Jaswant Singh Jee has not said anything new or fresh. Ms Ayesha Jalal in 1998 and Mr Ajeet Jawed in his boo, “Secular and Nationalist: Jinnah,” and even before that, Mr KK Aziz, have expressed similar views that the creation was Pakistan was made possible by the Congress, Nehru and Hindu mentality and not by Mr Jinnah and the Muslim League. “The event - the 1947 partitioning of India - was an accident; that Jinnah never wanted a separate Muslim state, that he was only using the threat of independence,” wrote Ms Ayesha Jalal. Mr Ajeet is more to the point when he says, “It were the Hindus, the Congress and Mahatama Gandhi who were responsible for this tragedy, the division, than Muslims, the Muslim League and Jinnah”.

Sir Syed Khan whom Mr Jaswant Singh views somewhat negatively even defined Hinduvta as a country where people of all religions could live as Hindustanis. Be it Maulana Shibli or Allama Iqbal, they all wanted safeguards for their religious and ethnic freedoms. It is good that the creation of Pakistan saved India from further fracturing into some 37 countries. It is better to digest the creation of Pakistan and learn to live with it, rather than to mourn the happening of the inevitable. Good governance in Kashmir, and the good treatment of the Muslim minority in India would have served as a deadly blow to the Two-Nation Theory. Since these two things did not happen, whatever the reasons, let us move on.
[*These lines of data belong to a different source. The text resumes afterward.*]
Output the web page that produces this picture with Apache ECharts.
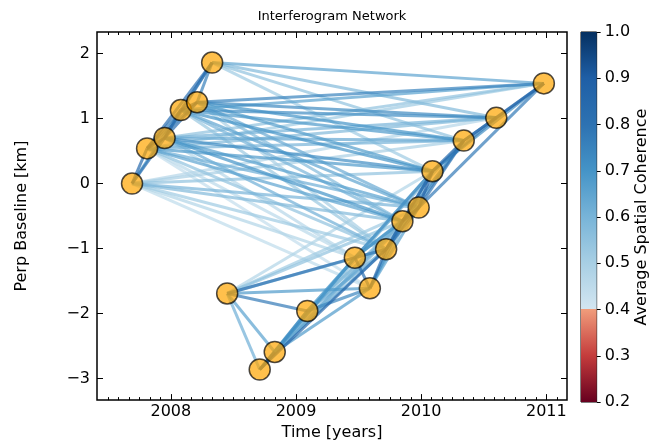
<!DOCTYPE html>
<html>
<head>
<meta charset="utf-8">
<title>Interferogram Network</title>
<script src="https://cdn.jsdelivr.net/npm/echarts@6/dist/echarts.min.js"></script>
<style>
  html, body { margin: 0; padding: 0; background: #fff; }
  #chart { width: 651px; height: 446px; }
</style>
</head>
<body>
<div id="chart"></div>
<script>
// acquisition dates (decimal years) and perpendicular baselines (km)
const dateYears = [2007.69, 2007.81, 2007.95, 2008.08, 2008.21, 2008.33, 2008.45, 2008.71, 2008.83, 2009.09,
  2009.47, 2009.59, 2009.72, 2009.85, 2009.98, 2010.09, 2010.34, 2010.60, 2010.98]
const perpBaseline = [0.00, 0.54, 0.70, 1.13, 1.25, 1.86, -1.69, -2.86, -2.59, -1.96,
  -1.14, -1.61, -1.01, -0.58, -0.37, 0.19, 0.66, 1.01, 1.54]

// interferogram pairs (1-based acquisition numbers) and their average spatial coherence
const pairRef = [
  1, 1, 2, 2, 2, 2, 3, 3, 3, 4, 4, 5, 1,
  1, 1, 1, 1, 1, 1, 1, 1,
  2, 2, 2, 2, 2, 2, 2, 2, 2,
  3, 3, 3, 3, 3, 3, 3, 3,
  4, 4, 4, 4, 4, 4, 4,
  5, 5, 5, 5, 5, 5, 5,
  6, 6, 6, 6,
  7, 7, 7, 7, 7, 7, 7, 7, 7,
  8, 8, 8, 8, 8, 8, 8,
  9, 9, 9, 9, 9, 9, 9,
  10, 10, 10, 10, 10, 10,
  11, 11, 11, 11, 11, 11,
  12, 12, 12, 12,
  13, 13, 13, 13,
  14, 14, 14,
  15, 15, 15,
  16, 16, 16,
  17, 17,
  18
]
const pairSec = [
  2, 3, 3, 4, 5, 6, 4, 5, 6, 5, 6, 6, 4,
  11, 12, 13, 14, 15, 16, 17, 18,
  11, 12, 13, 14, 15, 16, 17, 18, 19,
  11, 13, 14, 15, 16, 17, 18, 19,
  13, 14, 15, 16, 17, 18, 19,
  13, 14, 15, 16, 17, 18, 19,
  16, 17, 18, 19,
  8, 9, 10, 11, 12, 13, 14, 15, 16,
  9, 10, 11, 13, 14, 15, 16,
  10, 11, 12, 13, 14, 15, 16,
  11, 12, 13, 14, 15, 16,
  12, 13, 14, 15, 16, 17,
  13, 14, 15, 16,
  14, 15, 16, 17,
  15, 16, 17,
  16, 17, 19,
  17, 18, 19,
  18, 19,
  19
]
const coherence = [
  0.85, 0.80, 0.88, 0.78, 0.75, 0.82, 0.85, 0.82, 0.78, 0.90, 0.80, 0.76, 0.70,
  0.48, 0.45, 0.52, 0.58, 0.60, 0.55, 0.50, 0.47,
  0.46, 0.44, 0.55, 0.65, 0.62, 0.68, 0.60, 0.58, 0.52,
  0.47, 0.62, 0.70, 0.66, 0.72, 0.64, 0.60, 0.55,
  0.53, 0.60, 0.65, 0.70, 0.68, 0.72, 0.66,
  0.50, 0.58, 0.63, 0.67, 0.70, 0.73, 0.75,
  0.52, 0.55, 0.58, 0.65,
  0.62, 0.66, 0.78, 0.80, 0.68, 0.60, 0.55, 0.52, 0.48,
  0.82, 0.70, 0.66, 0.86, 0.58, 0.55, 0.50,
  0.72, 0.70, 0.68, 0.64, 0.60, 0.56, 0.52,
  0.66, 0.74, 0.64, 0.58, 0.55, 0.52,
  0.82, 0.78, 0.70, 0.68, 0.72, 0.60,
  0.85, 0.72, 0.66, 0.62,
  0.84, 0.80, 0.76, 0.66,
  0.90, 0.86, 0.74,
  0.88, 0.80, 0.78,
  0.84, 0.76, 0.72,
  0.85, 0.80,
  0.86
]

const xTicks = [2008, 2009, 2010, 2011]
const yTicks = [-3, -2, -1, 0, 1, 2]
const cbarTicks = [0.2, 0.3, 0.4, 0.5, 0.6, 0.7, 0.8, 0.9, 1.0]

// monthly minor ticks on the time axis
const monthTicks = []
for (let m = -6; m <= 37; m++) {
  if (m % 12 !== 0) monthTicks.push(2008 + m / 12)
}

// coherence colour map: red half below 0.4, blue half above
const redStops = [[0.2, '#67001f'], [0.3, '#c43c3c'], [0.4, '#f09c7b']]
const blueStops = [[0.4, '#d3e6f1'], [0.5, '#a8cfe4'], [0.6, '#78b4d8'], [0.7, '#4594c7'],
  [0.8, '#2d72b2'], [0.9, '#1f5fa6'], [1.0, '#053061']]

function hexToRgb(h) {
  return [parseInt(h.slice(1, 3), 16), parseInt(h.slice(3, 5), 16), parseInt(h.slice(5, 7), 16)]
}

function cmap(v) {
  const stops = v >= 0.4 ? blueStops : redStops
  for (let i = 0; i < stops.length - 1; i++) {
    const [v0, c0] = stops[i]
    const [v1, c1] = stops[i + 1]
    if (v <= v1 || i === stops.length - 2) {
      const f = Math.max(0, Math.min(1, (v - v0) / (v1 - v0)))
      const a = hexToRgb(c0)
      const b = hexToRgb(c1)
      const rgb = a.map((x, k) => Math.round(x + (b[k] - x) * f))
      return `rgb(${rgb.join(',')})`
    }
  }
  return stops[stops.length - 1][1]
}

const cbarGradient = [
  { offset: 0, color: '#053061' },
  { offset: 0.125, color: '#1f5fa6' },
  { offset: 0.25, color: '#2d72b2' },
  { offset: 0.375, color: '#4594c7' },
  { offset: 0.5, color: '#78b4d8' },
  { offset: 0.625, color: '#a8cfe4' },
  { offset: 0.7499, color: '#d3e6f1' },
  { offset: 0.75, color: '#f09c7b' },
  { offset: 0.875, color: '#c43c3c' },
  { offset: 1, color: '#67001f' }
]

const font = 'DejaVu Sans'
const fs = 16

// draw weaker pairs first so the strong ones sit on top
const order = coherence.map((c, i) => i).sort((a, b) => coherence[a] - coherence[b])
const edgeData = order.map(i => {
  const r = pairRef[i] - 1
  const s = pairSec[i] - 1
  return {
    coords: [[dateYears[r], perpBaseline[r]], [dateYears[s], perpBaseline[s]]],
    lineStyle: { color: cmap(coherence[i]) }
  }
})

const tickStyle = { color: '#000', width: 1 }
const majorTick = (values, len) => ({ show: true, inside: true, length: len, customValues: values, lineStyle: tickStyle })
const noLine = { show: false, onZero: false }

const chart = echarts.init(document.getElementById('chart'))

chart.setOption({
  animation: false,
  textStyle: { fontFamily: font },
  title: {
    text: 'Interferogram Network',
    left: 332,
    top: 10,
    padding: 0,
    textAlign: 'center',
    textStyle: { fontFamily: font, fontSize: 13, fontWeight: 'normal', color: '#000' }
  },
  grid: [
    { left: 97, top: 32, width: 470, height: 370, show: true, borderColor: '#000', borderWidth: 1.5, backgroundColor: 'transparent' },
    { left: 581, top: 32, width: 17, height: 370, show: true, borderColor: '#000', borderWidth: 1, backgroundColor: 'transparent' }
  ],
  xAxis: [
    {
      type: 'value', gridIndex: 0, position: 'bottom', min: 2007.41, max: 2011.165,
      name: 'Time [years]', nameLocation: 'middle', nameGap: 23,
      nameTextStyle: { fontFamily: font, fontSize: fs, color: '#000' },
      axisLine: noLine,
      axisTick: majorTick(xTicks, 6),
      axisLabel: { customValues: xTicks, fontFamily: font, fontSize: fs, color: '#000', margin: 4, formatter: v => String(v) },
      splitLine: { show: false }
    },
    {
      type: 'value', gridIndex: 0, position: 'bottom', min: 2007.41, max: 2011.165,
      axisLine: noLine, axisTick: majorTick(monthTicks, 3),
      axisLabel: { show: false }, splitLine: { show: false }
    },
    {
      type: 'value', gridIndex: 0, position: 'top', min: 2007.41, max: 2011.165,
      axisLine: noLine, axisTick: majorTick(xTicks, 6),
      axisLabel: { show: false }, splitLine: { show: false }
    },
    {
      type: 'value', gridIndex: 0, position: 'top', min: 2007.41, max: 2011.165,
      axisLine: noLine, axisTick: majorTick(monthTicks, 3),
      axisLabel: { show: false }, splitLine: { show: false }
    },
    {
      type: 'category', gridIndex: 1, data: [''], show: false
    }
  ],
  yAxis: [
    {
      type: 'value', gridIndex: 0, position: 'left', min: -3.33, max: 2.33,
      name: 'Perp Baseline [km]', nameLocation: 'middle', nameGap: 67, nameRotate: 90,
      nameTextStyle: { fontFamily: font, fontSize: fs, color: '#000' },
      axisLine: noLine,
      axisTick: majorTick(yTicks, 6),
      axisLabel: {
        customValues: yTicks, fontFamily: font, fontSize: fs, color: '#000', margin: 7,
        formatter: v => (v < 0 ? '\u2212' + Math.abs(v) : String(v))
      },
      splitLine: { show: false }
    },
    {
      type: 'value', gridIndex: 0, position: 'right', min: -3.33, max: 2.33,
      axisLine: noLine, axisTick: majorTick(yTicks, 6),
      axisLabel: { show: false }, splitLine: { show: false }
    },
    {
      type: 'value', gridIndex: 1, position: 'right', min: 0.2, max: 1.0,
      name: 'Average Spatial Coherence', nameLocation: 'middle', nameGap: 34, nameRotate: 90,
      nameTextStyle: { fontFamily: font, fontSize: fs, color: '#000' },
      axisLine: noLine,
      axisTick: { show: true, inside: false, length: 4, customValues: cbarTicks, lineStyle: tickStyle },
      axisLabel: {
        customValues: cbarTicks, fontFamily: font, fontSize: fs, color: '#000', margin: 8,
        formatter: v => v.toFixed(1)
      },
      splitLine: { show: false }
    }
  ],
  series: [
    {
      type: 'lines',
      coordinateSystem: 'cartesian2d',
      xAxisIndex: 0,
      yAxisIndex: 0,
      z: 2,
      silent: true,
      lineStyle: { width: 3, opacity: 0.7 },
      data: edgeData
    },
    {
      type: 'scatter',
      xAxisIndex: 0,
      yAxisIndex: 0,
      z: 3,
      silent: true,
      symbolSize: 21,
      itemStyle: { color: '#ffa500', opacity: 0.7, borderColor: '#000', borderWidth: 1.5 },
      data: dateYears.map((t, i) => [t, perpBaseline[i]])
    },
    {
      type: 'bar', xAxisIndex: 4, yAxisIndex: 2, stack: 'cbar', barWidth: '100%', silent: true,
      itemStyle: { color: 'transparent' },
      data: [cbarTicks[0]]
    },
    {
      type: 'bar', xAxisIndex: 4, yAxisIndex: 2, stack: 'cbar', barWidth: '100%', silent: true,
      itemStyle: { color: new echarts.graphic.LinearGradient(0, 0, 0, 1, cbarGradient) },
      data: [cbarTicks[cbarTicks.length - 1] - cbarTicks[0]]
    }
  ]
})
</script>
</body>
</html>
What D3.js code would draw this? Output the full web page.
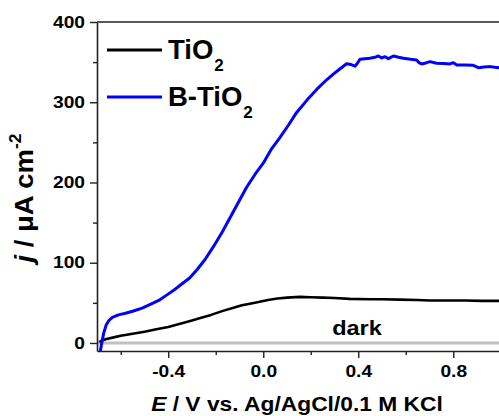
<!DOCTYPE html>
<html>
<head>
<meta charset="utf-8">
<script src="https://cdn.jsdelivr.net/npm/d3@7"></script>
<style>
  html, body { margin: 0; padding: 0; background: #fff; }
  svg { display: block; }
  text { font-family: "Liberation Sans", Arial, sans-serif; font-weight: bold; fill: #000; }
</style>
</head>
<body>
<svg id="chart" width="499" height="416"></svg>
<script>
// ---- data (E in V vs Ag/AgCl, j in µA cm^-2) ----
const tio2E = [-0.69,-0.68,-0.66,-0.63,-0.6,-0.55,-0.5,-0.45,-0.4,-0.35,-0.3,-0.265,-0.22,-0.17,-0.125,-0.09,-0.056,-0.02,0.02,0.06,0.1,0.155,0.2,0.25,0.3,0.365,0.45,0.5,0.575,0.65,0.7,0.785,0.85,0.92,1.0];
const tio2J = [1,3,5,7,9,11.5,14,17,20,24,28,31,35,40,44,47,49,51,53.5,55.5,56.5,57.5,57,56.5,56,55,54.5,54.5,54,53.5,53,53,53,52.5,52.5];

const btio2E = [-0.687,-0.68,-0.672,-0.662,-0.65,-0.635,-0.61,-0.58,-0.55,-0.51,-0.48,-0.44,-0.41,-0.38,-0.35,-0.31,-0.28,-0.245,-0.21,-0.175,-0.14,-0.105,-0.07,-0.035,0.0,0.035,0.07,0.105,0.14,0.185,0.225,0.267,0.295,0.325,0.351,0.37,0.386,0.395,0.407,0.449,0.47,0.485,0.499,0.513,0.527,0.548,0.57,0.59,0.62,0.646,0.657,0.667,0.688,0.702,0.73,0.76,0.786,0.8,0.815,0.85,0.884,0.906,0.93,0.955,0.975,0.99,1.0];
const btio2J = [-12,0,12,22,28,32,35,37,39.5,43.5,47.5,53,59,65,72,81,91,104,120,137,156,175,194,210,224,242,256,271,287,303,316,328,335,342,348,347,345,348,353.5,354.8,356,357.7,355.2,356.8,354.3,357.7,356,354.8,353.5,352.7,349,347.7,349.3,350.6,348.6,348.2,347.7,349.3,346.5,346.3,346,343.1,344,344.4,343.5,343.1,343.5];

const darkE = [-0.7, 1.0];
const darkJ = [0, 0];

const xMajorTicks = [-0.4, 0.0, 0.4, 0.8];
const xMinorTicks = [-0.6, -0.2, 0.2, 0.6, 1.0];
const yMajorTicks = [0, 100, 200, 300, 400];
const yMinorTicks = [50, 150, 250, 350];
const xTickLabels = ["-0.4", "0.0", "0.4", "0.8"];

const legendNames = ["TiO", "B-TiO"];
const legendColors = ["#000000", "#0000ff"];

// ---- layout ----
const svg = d3.select("#chart");
const mLeft = 97, mTop = 22, mBottom = 351;
const x = d3.scaleLinear().domain([-0.7, 1.0]).range([mLeft, 500.75]);
const y = d3.scaleLinear().domain([-10, 400]).range([mBottom, mTop]);
const SX = 1.2; // horizontal stretch of the original figure's axis text

svg.append("defs").append("clipPath").attr("id", "plot")
  .append("rect").attr("x", mLeft).attr("y", mTop).attr("width", 499 - mLeft).attr("height", mBottom - mTop);

const plot = svg.append("g").attr("clip-path", "url(#plot)");
const line = d3.line().x(d => x(d[0])).y(d => y(d[1]));

plot.append("path").datum(d3.zip(darkE, darkJ)).attr("d", line)
  .attr("fill", "none").attr("stroke", "#c0c0c0").attr("stroke-width", 3);
plot.append("path").datum(d3.zip(tio2E, tio2J)).attr("d", line)
  .attr("fill", "none").attr("stroke", "#000").attr("stroke-width", 2.6).attr("stroke-linejoin", "round");
plot.append("path").datum(d3.zip(btio2E, btio2J)).attr("d", line)
  .attr("fill", "none").attr("stroke", "#0000ff").attr("stroke-width", 3).attr("stroke-linejoin", "round");

// ---- axes ----
const axisColor = "#222";
function styleAxis(g) {
  g.selectAll("path.domain").attr("stroke", axisColor).attr("stroke-width", 1.6);
  g.selectAll("line").attr("stroke", axisColor).attr("stroke-width", 1.4);
}
const gxm = svg.append("g").attr("transform", `translate(0,${mBottom})`)
  .call(d3.axisBottom(x).tickValues(xMinorTicks).tickSize(4).tickFormat(""));
gxm.select("path.domain").remove(); styleAxis(gxm);
const gym = svg.append("g").attr("transform", `translate(${mLeft},0)`)
  .call(d3.axisLeft(y).tickValues(yMinorTicks).tickSize(4).tickFormat(""));
gym.select("path.domain").remove(); styleAxis(gym);

const gx = svg.append("g").attr("transform", `translate(0,${mBottom})`)
  .call(d3.axisBottom(x).tickValues(xMajorTicks).tickSize(7).tickSizeOuter(0).tickPadding(8)
    .tickFormat((d, i) => xTickLabels[i]));
styleAxis(gx);
gx.selectAll("text").attr("font-size", 16).attr("font-family", "Liberation Sans, Arial, sans-serif")
  .attr("font-weight", "bold").attr("fill", "#000")
  .attr("transform", `scale(${SX},1)`);

const gy = svg.append("g").attr("transform", `translate(${mLeft},0)`)
  .call(d3.axisLeft(y).tickValues(yMajorTicks).tickSize(7).tickSizeOuter(0).tickFormat(d3.format("d")));
styleAxis(gy);
gy.selectAll("text").attr("font-size", 16).attr("font-family", "Liberation Sans, Arial, sans-serif")
  .attr("font-weight", "bold").attr("fill", "#000")
  .attr("x", -12 / SX).attr("transform", `scale(${SX},1)`);

svg.append("line").attr("x1", mLeft).attr("x2", 499).attr("y1", mTop).attr("y2", mTop)
  .attr("stroke", axisColor).attr("stroke-width", 1.6);

// ---- legend ----
legendNames.forEach((name, i) => {
  const ly = 50 + i * 47;
  svg.append("line").attr("x1", 107).attr("x2", 162).attr("y1", ly).attr("y2", ly)
    .attr("stroke", legendColors[i]).attr("stroke-width", 3);
  const t = svg.append("text").attr("x", 168).attr("y", ly + 8.5).attr("font-size", 27.5);
  t.append("tspan").text(name);
  t.append("tspan").attr("font-size", 17).attr("dy", 12).attr("dx", 1).text("2");
});

svg.append("text").attr("transform", `translate(357,335) scale(1.12,1)`)
  .attr("text-anchor", "middle").attr("font-size", 21).text("dark");

const xt = svg.append("text").attr("transform", `translate(297,411) scale(1.14,1)`)
  .attr("text-anchor", "middle").attr("font-size", 20);
xt.append("tspan").attr("font-style", "italic").text("E");
xt.append("tspan").text(" / V vs. Ag/AgCl/0.1 M KCl");

const yt = svg.append("text").attr("transform", `translate(33,198) rotate(-90) scale(1.25,1.2)`)
  .attr("text-anchor", "middle").attr("font-size", 22);
yt.append("tspan").attr("font-style", "italic").text("j");
yt.append("tspan").text(" / \u03BCA cm");
yt.append("tspan").attr("font-size", 14).attr("dy", -10).text("-2");
</script>
</body>
</html>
Good and creditable leadership in India, especially the timely presence of Manmohan Singh in the driving seat, India escaped from what Pakistan is struggling to escape and wiggle out; namely the possibility of a religiously fanatic element, taking over the reigns of the country. India narrowly escaped from this happening in its 2009 elections; more due to some economic reasons than due to any other plausible factor. But how long? It is a matter of just few years. Regionalism, religious zealotry and sectarianism combined with the dream of ushering in an era of past glory is within the reach of the fanatics on both sides of the borders. And they are working over-time for that momentous moment.